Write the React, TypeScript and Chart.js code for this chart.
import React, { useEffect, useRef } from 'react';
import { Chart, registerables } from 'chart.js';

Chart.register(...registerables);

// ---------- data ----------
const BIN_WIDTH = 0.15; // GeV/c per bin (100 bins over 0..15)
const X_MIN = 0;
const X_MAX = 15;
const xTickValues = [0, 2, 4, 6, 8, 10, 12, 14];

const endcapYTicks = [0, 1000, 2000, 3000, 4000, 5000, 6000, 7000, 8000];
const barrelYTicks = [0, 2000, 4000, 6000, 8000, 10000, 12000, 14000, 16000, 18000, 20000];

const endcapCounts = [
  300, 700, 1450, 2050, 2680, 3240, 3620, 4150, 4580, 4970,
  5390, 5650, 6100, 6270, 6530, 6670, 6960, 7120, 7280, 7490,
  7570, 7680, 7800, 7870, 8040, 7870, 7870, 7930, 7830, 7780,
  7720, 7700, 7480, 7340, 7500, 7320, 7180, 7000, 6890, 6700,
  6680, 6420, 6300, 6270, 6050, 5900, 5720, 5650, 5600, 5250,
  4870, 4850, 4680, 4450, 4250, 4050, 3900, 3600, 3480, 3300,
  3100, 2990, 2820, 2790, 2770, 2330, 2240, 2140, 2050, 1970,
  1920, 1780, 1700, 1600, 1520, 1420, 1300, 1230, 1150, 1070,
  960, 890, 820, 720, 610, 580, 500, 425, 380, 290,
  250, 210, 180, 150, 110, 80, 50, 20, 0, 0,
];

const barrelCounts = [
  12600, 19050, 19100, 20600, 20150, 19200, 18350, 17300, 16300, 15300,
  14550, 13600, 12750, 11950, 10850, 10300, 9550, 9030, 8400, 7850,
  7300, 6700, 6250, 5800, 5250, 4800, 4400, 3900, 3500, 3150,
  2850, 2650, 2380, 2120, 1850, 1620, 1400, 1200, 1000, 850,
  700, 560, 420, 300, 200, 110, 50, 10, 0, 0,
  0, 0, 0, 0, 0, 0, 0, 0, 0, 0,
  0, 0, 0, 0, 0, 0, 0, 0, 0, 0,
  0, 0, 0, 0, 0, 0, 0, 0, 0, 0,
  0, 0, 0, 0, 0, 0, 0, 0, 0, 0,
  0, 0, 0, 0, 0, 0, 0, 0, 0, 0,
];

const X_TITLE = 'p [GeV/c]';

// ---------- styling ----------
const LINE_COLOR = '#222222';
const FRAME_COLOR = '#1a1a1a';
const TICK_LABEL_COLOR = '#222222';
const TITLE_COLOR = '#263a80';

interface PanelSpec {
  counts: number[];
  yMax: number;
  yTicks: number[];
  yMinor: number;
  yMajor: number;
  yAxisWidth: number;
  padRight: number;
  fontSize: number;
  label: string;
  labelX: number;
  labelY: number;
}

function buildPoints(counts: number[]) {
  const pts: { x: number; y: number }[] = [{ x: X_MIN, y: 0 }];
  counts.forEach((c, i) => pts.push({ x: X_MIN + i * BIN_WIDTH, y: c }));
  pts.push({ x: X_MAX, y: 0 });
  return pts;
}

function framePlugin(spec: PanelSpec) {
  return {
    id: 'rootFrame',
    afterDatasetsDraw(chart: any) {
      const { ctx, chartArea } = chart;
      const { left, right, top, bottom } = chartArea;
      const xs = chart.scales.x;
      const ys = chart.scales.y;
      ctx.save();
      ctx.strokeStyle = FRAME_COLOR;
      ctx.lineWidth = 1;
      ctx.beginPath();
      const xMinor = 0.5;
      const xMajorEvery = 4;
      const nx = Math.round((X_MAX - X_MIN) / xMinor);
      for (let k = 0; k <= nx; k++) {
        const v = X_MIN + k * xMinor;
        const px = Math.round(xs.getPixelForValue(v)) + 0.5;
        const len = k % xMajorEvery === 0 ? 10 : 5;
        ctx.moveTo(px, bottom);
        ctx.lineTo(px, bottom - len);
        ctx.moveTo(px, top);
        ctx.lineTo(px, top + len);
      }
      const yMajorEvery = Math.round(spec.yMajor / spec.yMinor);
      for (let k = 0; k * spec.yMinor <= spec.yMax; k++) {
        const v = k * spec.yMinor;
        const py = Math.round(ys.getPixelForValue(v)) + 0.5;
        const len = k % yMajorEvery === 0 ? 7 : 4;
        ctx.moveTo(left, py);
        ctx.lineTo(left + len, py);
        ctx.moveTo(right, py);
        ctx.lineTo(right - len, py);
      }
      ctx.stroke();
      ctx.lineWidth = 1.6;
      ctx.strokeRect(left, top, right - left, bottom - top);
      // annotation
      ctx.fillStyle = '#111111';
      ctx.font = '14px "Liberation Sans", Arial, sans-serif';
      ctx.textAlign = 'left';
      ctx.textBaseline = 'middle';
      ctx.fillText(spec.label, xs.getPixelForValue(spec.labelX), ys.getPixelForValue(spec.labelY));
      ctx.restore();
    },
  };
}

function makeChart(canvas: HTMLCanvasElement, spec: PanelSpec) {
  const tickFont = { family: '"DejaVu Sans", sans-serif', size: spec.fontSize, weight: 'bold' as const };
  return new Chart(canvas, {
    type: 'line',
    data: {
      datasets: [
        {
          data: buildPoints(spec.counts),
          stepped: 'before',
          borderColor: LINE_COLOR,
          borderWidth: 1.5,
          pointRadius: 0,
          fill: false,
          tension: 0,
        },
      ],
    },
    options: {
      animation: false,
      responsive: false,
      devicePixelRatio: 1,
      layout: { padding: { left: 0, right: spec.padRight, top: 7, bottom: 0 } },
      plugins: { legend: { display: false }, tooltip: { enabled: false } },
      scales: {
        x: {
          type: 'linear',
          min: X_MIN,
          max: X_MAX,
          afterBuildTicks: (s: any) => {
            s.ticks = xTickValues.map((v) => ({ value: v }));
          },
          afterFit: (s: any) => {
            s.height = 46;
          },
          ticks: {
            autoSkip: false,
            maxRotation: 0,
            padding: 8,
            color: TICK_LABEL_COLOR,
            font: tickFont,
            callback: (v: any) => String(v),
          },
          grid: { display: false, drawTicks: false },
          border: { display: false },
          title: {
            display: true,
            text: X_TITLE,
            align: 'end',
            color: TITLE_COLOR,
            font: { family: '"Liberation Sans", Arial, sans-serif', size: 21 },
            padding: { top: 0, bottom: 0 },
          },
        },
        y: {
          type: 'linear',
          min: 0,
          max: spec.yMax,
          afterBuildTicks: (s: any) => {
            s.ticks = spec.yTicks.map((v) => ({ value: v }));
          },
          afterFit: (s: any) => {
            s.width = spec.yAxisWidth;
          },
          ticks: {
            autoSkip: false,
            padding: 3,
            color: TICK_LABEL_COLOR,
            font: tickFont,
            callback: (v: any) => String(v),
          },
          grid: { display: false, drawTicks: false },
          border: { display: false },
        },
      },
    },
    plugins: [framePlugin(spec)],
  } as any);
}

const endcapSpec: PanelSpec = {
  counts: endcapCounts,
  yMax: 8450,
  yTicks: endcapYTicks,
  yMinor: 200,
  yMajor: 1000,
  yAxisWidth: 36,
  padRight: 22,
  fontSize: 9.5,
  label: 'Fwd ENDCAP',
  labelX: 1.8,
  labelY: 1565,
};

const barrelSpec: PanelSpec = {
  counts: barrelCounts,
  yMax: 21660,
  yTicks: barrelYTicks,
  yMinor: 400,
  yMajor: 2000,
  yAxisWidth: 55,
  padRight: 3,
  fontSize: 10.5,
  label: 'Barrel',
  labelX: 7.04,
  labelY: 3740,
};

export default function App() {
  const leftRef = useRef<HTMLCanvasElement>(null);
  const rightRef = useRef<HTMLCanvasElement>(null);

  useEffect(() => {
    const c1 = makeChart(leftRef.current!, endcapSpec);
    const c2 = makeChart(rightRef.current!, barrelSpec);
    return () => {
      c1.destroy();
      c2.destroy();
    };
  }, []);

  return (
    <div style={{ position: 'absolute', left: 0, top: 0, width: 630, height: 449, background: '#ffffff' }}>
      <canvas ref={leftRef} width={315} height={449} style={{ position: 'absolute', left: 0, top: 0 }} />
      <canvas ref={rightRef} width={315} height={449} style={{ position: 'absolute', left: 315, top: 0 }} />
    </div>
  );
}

______________________________

- Your instructions -
Write out exactly, please, the lines beginning at the start of the material and ending with the line that holds "const TITLE_COLOR = '#263a80';", both included.

- Complete response -
Write the React, TypeScript and Chart.js code for this chart.
import React, { useEffect, useRef } from 'react';
import { Chart, registerables } from 'chart.js';

Chart.register(...registerables);

// ---------- data ----------
const BIN_WIDTH = 0.15; // GeV/c per bin (100 bins over 0..15)
const X_MIN = 0;
const X_MAX = 15;
const xTickValues = [0, 2, 4, 6, 8, 10, 12, 14];

const endcapYTicks = [0, 1000, 2000, 3000, 4000, 5000, 6000, 7000, 8000];
const barrelYTicks = [0, 2000, 4000, 6000, 8000, 10000, 12000, 14000, 16000, 18000, 20000];

const endcapCounts = [
  300, 700, 1450, 2050, 2680, 3240, 3620, 4150, 4580, 4970,
  5390, 5650, 6100, 6270, 6530, 6670, 6960, 7120, 7280, 7490,
  7570, 7680, 7800, 7870, 8040, 7870, 7870, 7930, 7830, 7780,
  7720, 7700, 7480, 7340, 7500, 7320, 7180, 7000, 6890, 6700,
  6680, 6420, 6300, 6270, 6050, 5900, 5720, 5650, 5600, 5250,
  4870, 4850, 4680, 4450, 4250, 4050, 3900, 3600, 3480, 3300,
  3100, 2990, 2820, 2790, 2770, 2330, 2240, 2140, 2050, 1970,
  1920, 1780, 1700, 1600, 1520, 1420, 1300, 1230, 1150, 1070,
  960, 890, 820, 720, 610, 580, 500, 425, 380, 290,
  250, 210, 180, 150, 110, 80, 50, 20, 0, 0,
];

const barrelCounts = [
  12600, 19050, 19100, 20600, 20150, 19200, 18350, 17300, 16300, 15300,
  14550, 13600, 12750, 11950, 10850, 10300, 9550, 9030, 8400, 7850,
  7300, 6700, 6250, 5800, 5250, 4800, 4400, 3900, 3500, 3150,
  2850, 2650, 2380, 2120, 1850, 1620, 1400, 1200, 1000, 850,
  700, 560, 420, 300, 200, 110, 50, 10, 0, 0,
  0, 0, 0, 0, 0, 0, 0, 0, 0, 0,
  0, 0, 0, 0, 0, 0, 0, 0, 0, 0,
  0, 0, 0, 0, 0, 0, 0, 0, 0, 0,
  0, 0, 0, 0, 0, 0, 0, 0, 0, 0,
  0, 0, 0, 0, 0, 0, 0, 0, 0, 0,
];

const X_TITLE = 'p [GeV/c]';

// ---------- styling ----------
const LINE_COLOR = '#222222';
const FRAME_COLOR = '#1a1a1a';
const TICK_LABEL_COLOR = '#222222';
const TITLE_COLOR = '#263a80';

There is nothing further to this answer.